The reader is fairly sure that her neighbour has not obtained other necessary approvals to effect the building works.
One telling factor is that the restrictive title deed condition was not removed.
The Removal of Restrictions Act states that any person who wishes to apply for the removal of a restriction shall submit his application to the administrator.
The application must be accompanied by any documents and particulars which the administrator may require.
In terms of another section of the act, the applicant has to adhere to a number of formalities.
After consideration of the application, the recommendation of the townships board and the objections and other relevant documents and particulars, the administrator may grant the application or refuse it.
The reader has approached the local authority, but she is concerned that, as she hasn’t heard anything for a while, no steps will be taken.

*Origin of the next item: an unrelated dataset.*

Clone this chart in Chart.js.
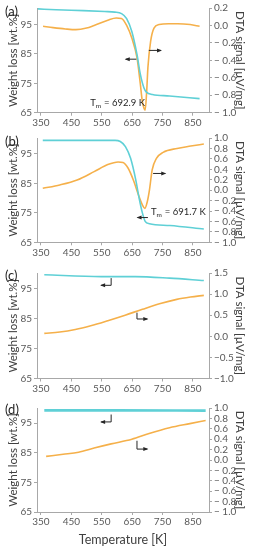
<!DOCTYPE html>
<html><head><meta charset="utf-8">
<script src="https://cdn.jsdelivr.net/npm/chart.js@4.4.1/dist/chart.umd.min.js"></script>
<style>
html,body{margin:0;padding:0;background:#fff;width:253px;height:550px;overflow:hidden;font-family:Lato,sans-serif}
canvas.p{position:absolute;left:0;width:253px}
.lab{position:absolute;left:5px;font-size:13px;line-height:13px;color:#262626;font-family:Lato,sans-serif}
</style></head><body>
<canvas id="ca" class="p" style="top:0px;height:130px" width="253" height="130"></canvas>
<canvas id="cb" class="p" style="top:130px;height:130px" width="253" height="130"></canvas>
<canvas id="cc" class="p" style="top:265px;height:130px" width="253" height="130"></canvas>
<canvas id="cd" class="p" style="top:400px;height:150px" width="253" height="150"></canvas>
<div class="lab" style="top:5px">(a)</div>
<div class="lab" style="top:135px">(b)</div>
<div class="lab" style="top:269px">(c)</div>
<div class="lab" style="top:403px">(d)</div>
<script>
// ---- tick labels ----
const xTicks = [350, 450, 550, 650, 750, 850];
const leftTicks = [65, 75, 85, 95];
const rightTicksA = [0.2, 0.0, -0.2, -0.4, -0.6, -0.8, -1.0];
const rightLabelsA = ['0.2', '0.0', '\u2212 0.2', '\u2212 0.4', '\u2212 0.6', '\u2212 0.8', '\u2212 1.0'];
const rightTicksB = [1.0, 0.8, 0.6, 0.4, 0.2, 0.0, -0.2, -0.4, -0.6, -0.8, -1.0];
const rightLabelsB = ['1.0', '0.8', '0.6', '0.4', '0.2', '0.0', '\u2212 0.2', '\u2212 0.4', '\u2212 0.6', '\u2212 0.8', '\u2212 1.0'];
const rightTicksC = [1.5, 1.0, 0.5, 0.0, -0.5, -1.0];
const rightLabelsC = ['1.5', '1.0', '0.5', '0.0', '\u22120.5', '\u22121.0'];
const rightTicksD = rightTicksB;
const rightLabelsD = rightLabelsB;

// ---- panel (a) ----
const tempA_w = [340, 400, 490, 560, 593, 615, 632, 649, 666, 677, 689, 697, 717, 773, 872];
const weightA = [100.3, 100.0, 99.7, 99.4, 99.2, 98.7, 97.0, 92.6, 84.8, 78.1, 73.4, 72.0, 71.2, 70.7, 69.8];
const tempA_d = [357, 390, 430, 465, 500, 525, 570, 598, 615, 632, 649, 666, 677, 683, 689, 693, 698, 702, 711, 722, 739, 770, 800, 841, 872];
const dtaA = [-0.01, -0.025, -0.04, -0.048, -0.03, 0.0, 0.06, 0.085, 0.08, 0.0, -0.145, -0.37, -0.67, -0.855, -0.95, -0.97, -0.75, -0.48, -0.18, -0.03, 0.01, 0.02, 0.02, 0.01, -0.01];

// ---- panel (b) ----
const tempB_w = [356, 450, 594, 611, 628, 645, 662, 673, 684, 693, 707, 774, 886];
const weightB = [99.6, 99.6, 99.6, 99.2, 97.5, 93.5, 86.2, 80.0, 74.9, 72.1, 71.3, 70.7, 69.5];
const tempB_d = [356, 412, 469, 525, 570, 604, 620, 637, 654, 673, 684, 692, 700, 707, 716, 730, 752, 798, 843, 886];
const dtaB = [0.035, 0.10, 0.195, 0.355, 0.49, 0.54, 0.53, 0.42, 0.195, -0.125, -0.285, -0.35, -0.22, 0.0, 0.39, 0.61, 0.725, 0.80, 0.845, 0.885];

// ---- panel (c) ----
const tempC_w = [361, 548, 660, 773, 886];
const weightC = [99.5, 98.9, 98.9, 98.4, 97.6];
const tempC_d = [361, 412, 463, 514, 570, 627, 684, 740, 797, 842, 886];
const dtaC = [0.07, 0.10, 0.16, 0.25, 0.37, 0.50, 0.64, 0.77, 0.875, 0.93, 0.97];

// ---- panel (d) ----
const tempD_w = [361, 600, 892];
const weightD = [99.3, 99.3, 99.2];
const tempD_d = [367, 423, 474, 525, 581, 649, 706, 773, 840, 892];
const dtaD = [0.07, 0.11, 0.15, 0.23, 0.31, 0.40, 0.51, 0.62, 0.70, 0.76];

const CYAN = '#5fd0d6';
const ORANGE = '#f5b04a';
const AXIS = '#a8a8a8';
const TICKC = '#595959';
const TITLEC = '#404040';
const TITLEFONT = 'Lato, sans-serif';
Chart.defaults.font.family = 'Lato, sans-serif';

const pts = (xs, ys) => xs.map((x, i) => ({x: x, y: ys[i]}));

const annot = {
  id: 'annot',
  afterDatasetsDraw(chart, args, opts) {
    const ctx = chart.ctx;
    ctx.save();
    ctx.strokeStyle = '#262626';
    ctx.fillStyle = '#262626';
    ctx.lineWidth = 1;
    (opts.arrows || []).forEach(a => {
      const sy = chart.scales[a.axis], sx = chart.scales.x;
      const p = a.pts.map(q => [sx.getPixelForValue(q[0]), sy.getPixelForValue(q[1])]);
      ctx.beginPath();
      ctx.moveTo(p[0][0], p[0][1]);
      for (let i = 1; i < p.length; i++) ctx.lineTo(p[i][0], p[i][1]);
      ctx.stroke();
      const n = p.length;
      const [x1, y1] = p[n - 2], [x2, y2] = p[n - 1];
      const ang = Math.atan2(y2 - y1, x2 - x1);
      const L = 4, W = 2;
      ctx.beginPath();
      ctx.moveTo(x2 + Math.cos(ang), y2 + Math.sin(ang));
      ctx.lineTo(x2 - L * Math.cos(ang) + W * Math.sin(ang), y2 - L * Math.sin(ang) - W * Math.cos(ang));
      ctx.lineTo(x2 - L * Math.cos(ang) - W * Math.sin(ang), y2 - L * Math.sin(ang) + W * Math.cos(ang));
      ctx.closePath();
      ctx.fill();
    });
    (opts.texts || []).forEach(t => {
      const x = chart.scales.x.getPixelForValue(t.x);
      const y = chart.scales[t.axis].getPixelForValue(t.y);
      ctx.textBaseline = 'alphabetic';
      ctx.textAlign = 'left';
      ctx.font = '9.5px Lato, sans-serif';
      ctx.fillText('T', x, y + 3.5);
      const w1 = ctx.measureText('T').width;
      ctx.font = '6.5px Lato, sans-serif';
      ctx.fillText('m', x + w1, y + 5.5);
      const w2 = ctx.measureText('m').width;
      ctx.font = '9.5px Lato, sans-serif';
      ctx.fillText(t.text, x + w1 + w2 + 0.5, y + 3.5);
    });
    ctx.restore();
  }
};

function build(id, p) {
  const cfg = {
    type: 'line',
    data: {
      datasets: [
        {data: pts(p.tw, p.w), yAxisID: 'yL', borderColor: CYAN, borderWidth: p.cw || 1.6},
        {data: pts(p.td, p.d), yAxisID: 'yR', borderColor: ORANGE, borderWidth: 1.6}
      ]
    },
    options: {
      responsive: false,
      animation: false,
      devicePixelRatio: 1,
      layout: {padding: {top: p.padTop, left: 0, right: 0, bottom: 0}},
      elements: {point: {radius: 0}, line: {cubicInterpolationMode: 'monotone', fill: false}},
      plugins: {legend: {display: false}, tooltip: {enabled: false}, annot: p.annot},
      scales: {
        x: {
          type: 'linear', min: 337, max: 903,
          afterBuildTicks: s => { s.ticks = xTicks.map(v => ({value: v})); },
          afterFit: s => { s.height = p.xh; },
          border: {color: AXIS, width: 1},
          grid: {drawOnChartArea: false, drawTicks: true, tickLength: 3, color: AXIS},
          ticks: {color: TICKC, font: {size: 10}, padding: 1, maxRotation: 0, autoSkip: false, callback: v => String(v)},
          title: p.xTitle ? {display: true, text: 'Temperature [K]', color: TITLEC, font: {size: 12.5, family: TITLEFONT}, padding: {top: 0, bottom: 3}} : {display: false}
        },
        yL: {
          type: 'linear', position: 'left', min: 65, max: p.lmax,
          afterBuildTicks: s => { s.ticks = leftTicks.map(v => ({value: v})); },
          afterFit: s => { s.width = 37; },
          border: {color: AXIS, width: 1},
          grid: {drawOnChartArea: false, drawTicks: true, tickLength: 3, color: AXIS},
          ticks: {color: TICKC, font: {size: 10}, padding: 2, autoSkip: false, callback: v => String(v)},
          title: {display: true, text: 'Weight loss [wt.%]', color: TITLEC, font: {size: 11.5, family: TITLEFONT}, padding: {top: 6, bottom: 0}}
        },
        yR: {
          type: 'linear', position: 'right', min: p.rmin, max: p.rmax,
          afterBuildTicks: s => { s.ticks = p.rt.map(v => ({value: v})); },
          afterFit: s => { s.width = 44; },
          border: {color: AXIS, width: 1},
          grid: {drawOnChartArea: false, drawTicks: true, tickLength: 3, color: AXIS},
          ticks: {color: TICKC, font: {size: 10}, padding: 2, autoSkip: false,
                  callback: (v, i) => p.rl[i]},
          title: {display: true, text: 'DTA signal [\u00b5V/mg]', color: TITLEC, font: {size: 11.5, family: TITLEFONT}, padding: {top: 6, bottom: 0}}
        }
      }
    },
    plugins: [annot]
  };
  return new Chart(document.getElementById(id), cfg);
}

build('ca', {tw: tempA_w, w: weightA, td: tempA_d, d: dtaA, padTop: 6, xh: 17.3, lmax: 100.6,
  rmin: -1.0, rmax: 0.2, rt: rightTicksA, rl: rightLabelsA,
  annot: {texts: [{x: 512, y: 68.6, axis: 'yL', text: ' = 692.9 K'}],
          arrows: [{axis: 'yL', pts: [[664, 83.2], [629, 83.2]]}, {axis: 'yR', pts: [[705, -0.286], [745, -0.286]]}]}});
build('cb', {tw: tempB_w, w: weightB, td: tempB_d, d: dtaB, padTop: 8, xh: 17.7, lmax: 100.4,
  rmin: -1.0, rmax: 1.0, rt: rightTicksB, rl: rightLabelsB,
  annot: {texts: [{x: 712, y: -0.40, axis: 'yR', text: ' = 691.7 K'}],
          arrows: [{axis: 'yR', pts: [[719, 0.32], [759, 0.32]]}, {axis: 'yL', pts: [[702, 73.4], [668, 73.4]]}]}});
build('cc', {tw: tempC_w, w: weightC, td: tempC_d, d: dtaC, padTop: 7, xh: 16.5, lmax: 100.1,
  rmin: -1.0, rmax: 1.5, rt: rightTicksC, rl: rightLabelsC,
  annot: {arrows: [{axis: 'yL', pts: [[581, 98.4], [581, 96.0], [548, 96.0]]}, {axis: 'yR', pts: [[666, 0.56], [666, 0.41], [700, 0.41]]}]}});
build('cd', {tw: tempD_w, w: weightD, td: tempD_d, d: dtaD, padTop: 7, xh: 38, lmax: 100.1, cw: 2.6, xTitle: true,
  rmin: -1.0, rmax: 1.0, rt: rightTicksD, rl: rightLabelsD,
  annot: {arrows: [{axis: 'yL', pts: [[581, 97.9], [581, 95.4], [548, 95.4]]}, {axis: 'yR', pts: [[666, 0.37], [666, 0.21], [700, 0.21]]}]}});
</script>
</body></html>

There is nothing stopping her from taking steps to protect her rights.
She is entitled to make application for a court order enforcing compliance with the appropriate legislation, including the relevant provisions of the National Building Regulations and Building Standards Act.
A court order may force the neighbour to cease all building works immediately.
The court may, in some instances, even order the demolition of the building works.
In this instance, and based on the facts presented, particularly if there is a real danger to life or property, the latter order may well be given.
If a building has been completed, a court may still order its demolition.
As it can be costly to go to court, the reader may wish to speak to the local authority to determine what steps have been taken and whether the matter could be expedited.
This is particularly so given the potential dangers posed by the building works.